All results use Pydantic models with a consistent schema:

### `CollectorResult`
Top-level wrapper containing:
- `category` — "licenses", "businesses", or "properties"
- `state` — Two-letter state code
- `data` — One of `License`, `Business`, or `Property`
- `collected_at` — Timestamp
- `source` — Data source name

### `License`
- `license_number`, `license_type`, `status`
- `holder_name`, `holder` (Person)
- `business_name`, `address`
- `issue_date`, `expiration_date`

### `Business`
- `name`, `entity_type`, `status`
- `filing_number`, `formation_date`
- `address`, `registered_agent`
- `officers`

### `Property`
- `parcel_id`, `address`
- `owner_name`, `assessed_value`, `market_value`
- `year_built`, `square_feet`

See [models.py](gov_collector/models.py) for full field definitions.

## API Reference

### `collect(state, query, **kwargs)`

High-level async function that returns a list of results.

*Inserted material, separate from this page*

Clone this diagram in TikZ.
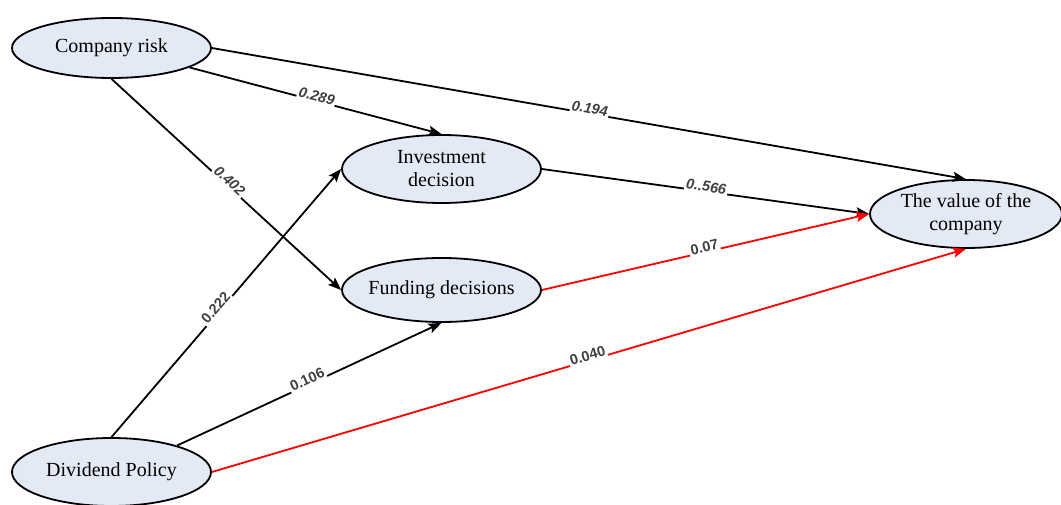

| Parameter | Type | Default | Description |
|-----------|------|---------|-------------|
| `state` | `str` | required | Two-letter state code |
| `query` | `str` | required | Search term |
| `category` | `str \| None` | `None` | "licenses", "businesses", or "properties" |
| `proxy` | `str \| None` | `None` | Proxy URL |
| `timeout` | `float` | `30.0` | Request timeout (seconds) |
| `rate_limit` | `float` | `1.0` | Min seconds between requests |
| `use_browser` | `bool` | `False` | Enable Playwright |
| `use_camoufox` | `bool` | `False` | Enable Camoufox |
| `max_results` | `int` | `100` | Max results to return |

### `get_collector(state, **kwargs)`

Returns a collector instance for advanced usage with `async with`.

### `list_states()`

Returns list of `StateInfo` objects for all registered collectors.

## Contributing

1. Fork the repo
2. Create a feature branch
3. Add or fix a state collector in `gov_collector/states/`
4. Test: `gov-collect search --state XX --query "test" -v`
5. Submit a PR

## License

MIT — see [LICENSE](LICENSE).